Силы Добролюбова уже не восстановлялись. Но он продолжал заниматься журналом: просматривал цензорские корректурные листы, читал рукописи. У него было столько силы воли, что он ничего не говорил о своем болезненном состоянии, и ему было неприятно, если кто-нибудь расспрашивал его о здоровье, но со мной, когда нам случалось оставаться вдвоем, он был откровенен.
- Я, пожалуй, совершенно помирился бы с своим теперешним положением, - говорил Добролюбов, - если бы только имел силы писать; хоть год просидел бы, не выходя из этой комнаты.

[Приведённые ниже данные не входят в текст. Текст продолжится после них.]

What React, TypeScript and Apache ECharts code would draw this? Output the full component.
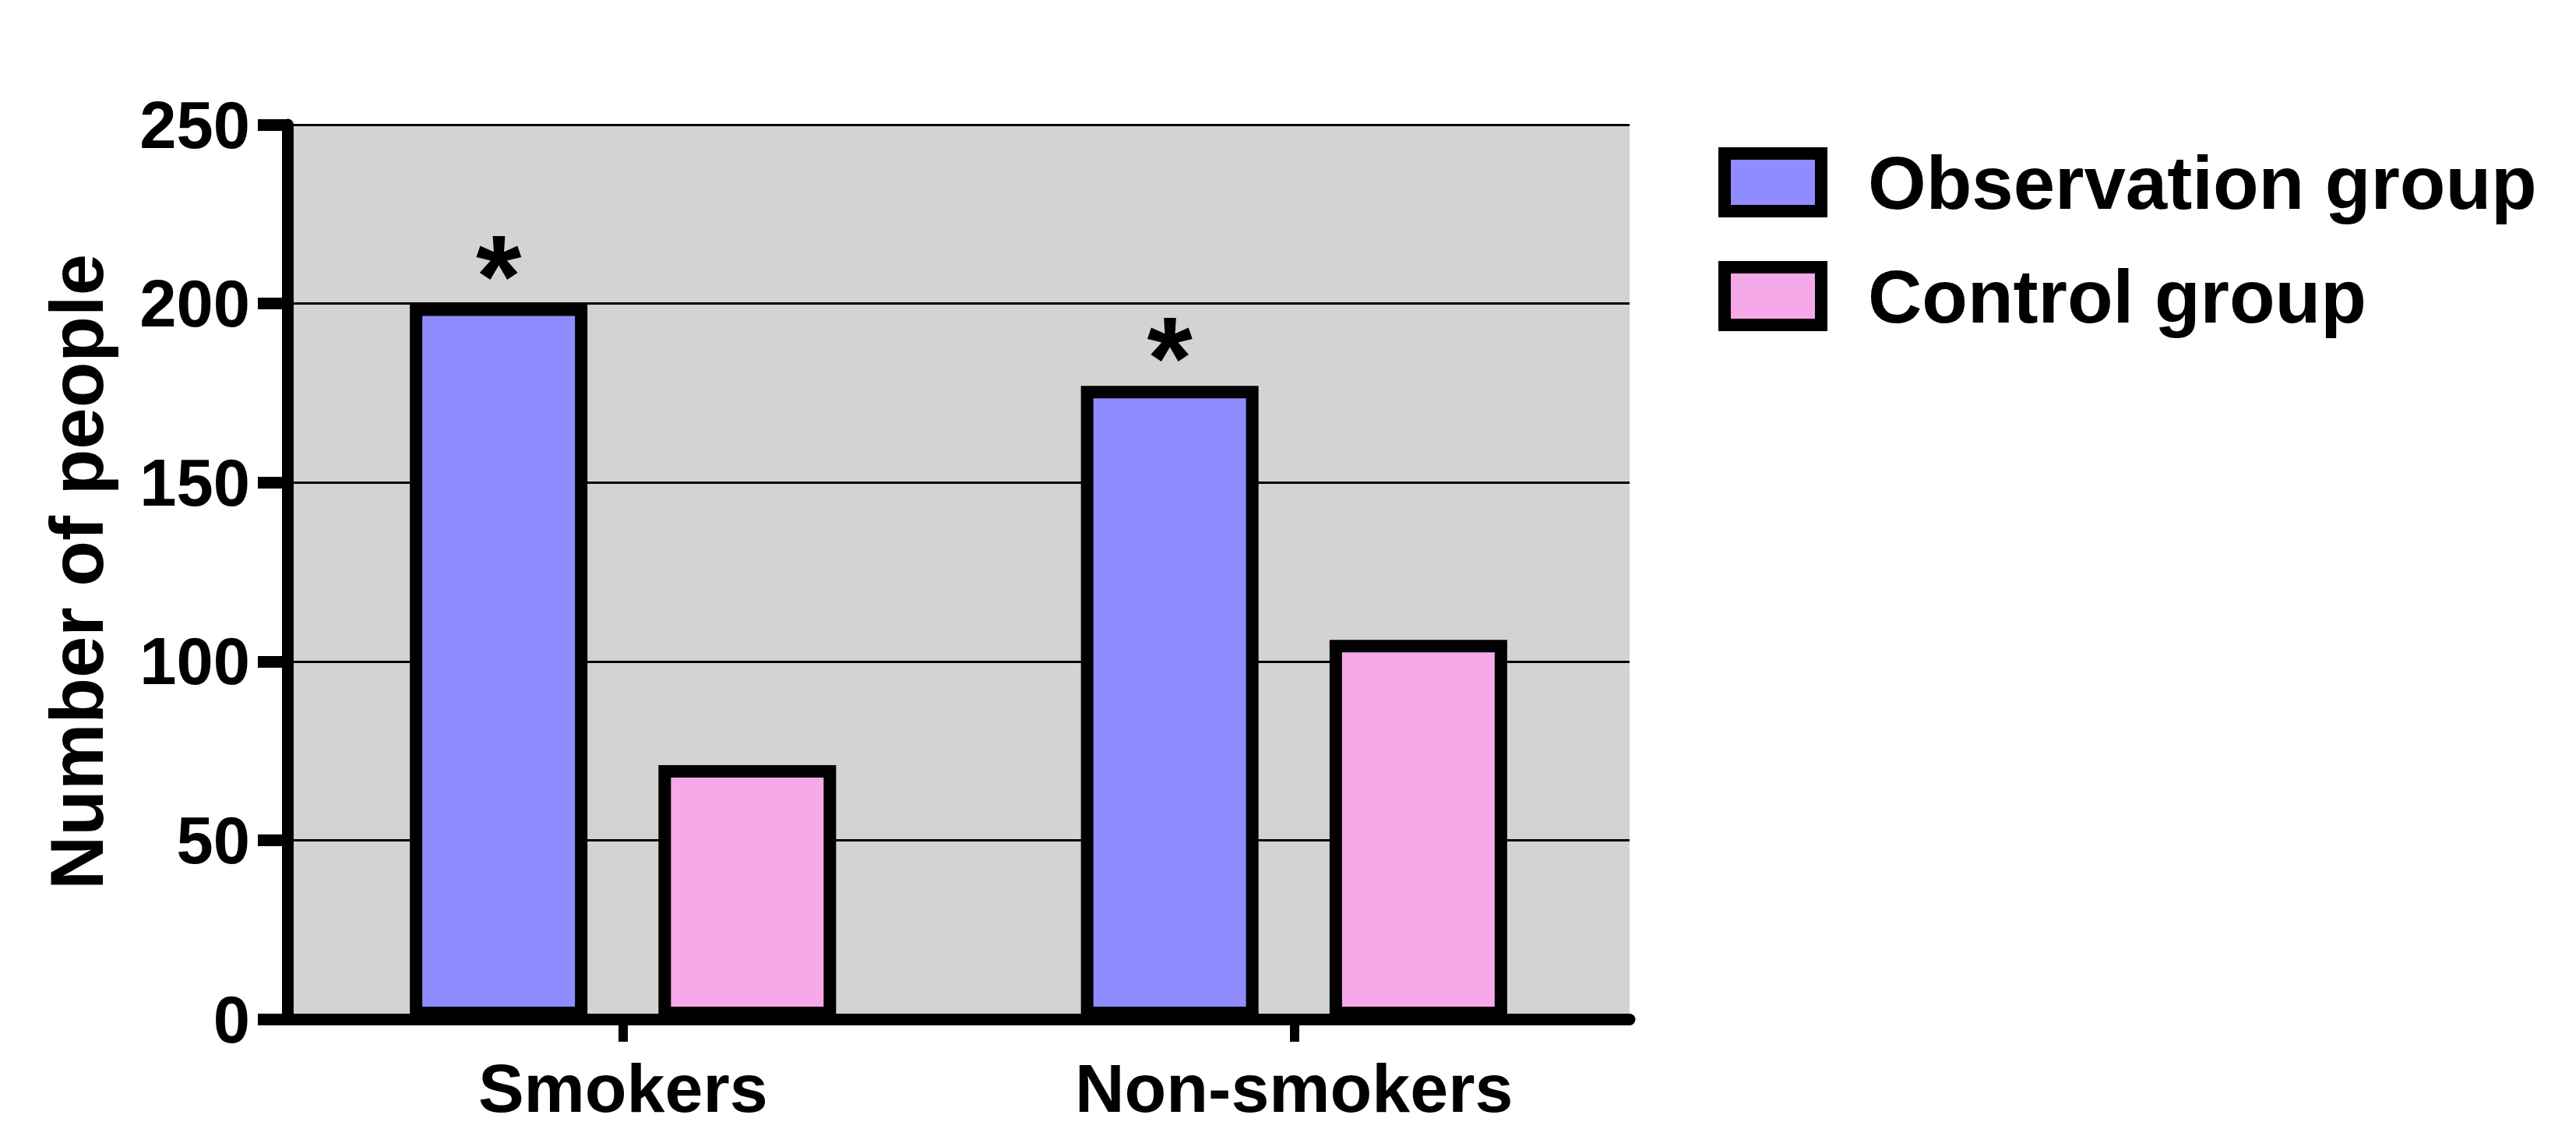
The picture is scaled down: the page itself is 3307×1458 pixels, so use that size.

Когда я кормила его обедом, он замечал:
- Доставляю вам столько хлопот! Вам приходится придумывать для меня разные кушанья, которые переваривал бы мой желудок, а он окончательно отказывается питать мое тело.
Я стала замечать, что для Добролюбова сделалось тягостным присутствие посторонних лиц. Он не принимал участия в общем разговоре, ложился на кушетку и закрывал себе лицо газетой. Я запретила пускать к нему посторонних. Добролюбов догадался об этом и заметил мне:
- Вы угадываете мои мысли, я только что хотел вас просить, чтобы вы никого ко мне не пускали, кроме Чернышевского.
Чернышевский каждый вечер аккуратно приходил посидеть с Добролюбовым, который всегда с нетерпением ждал его прихода и оживлялся, беседуя с ним.
Несмотря на физическую слабость, голова Добролюбова была по-прежнему свежа, и он живо интересовался общественными вопросами, литературой и журналом.
Чернышевский и Добролюбов никогда не говорили друг другу, подобно многим литераторам, о своей взаимной привязанности, но нельзя было не видеть, насколько они искренно любят и уважают один другого. Они никогда не расточали в глаза похвал статьям один другого, но откровенно высказывали о них свое мнение.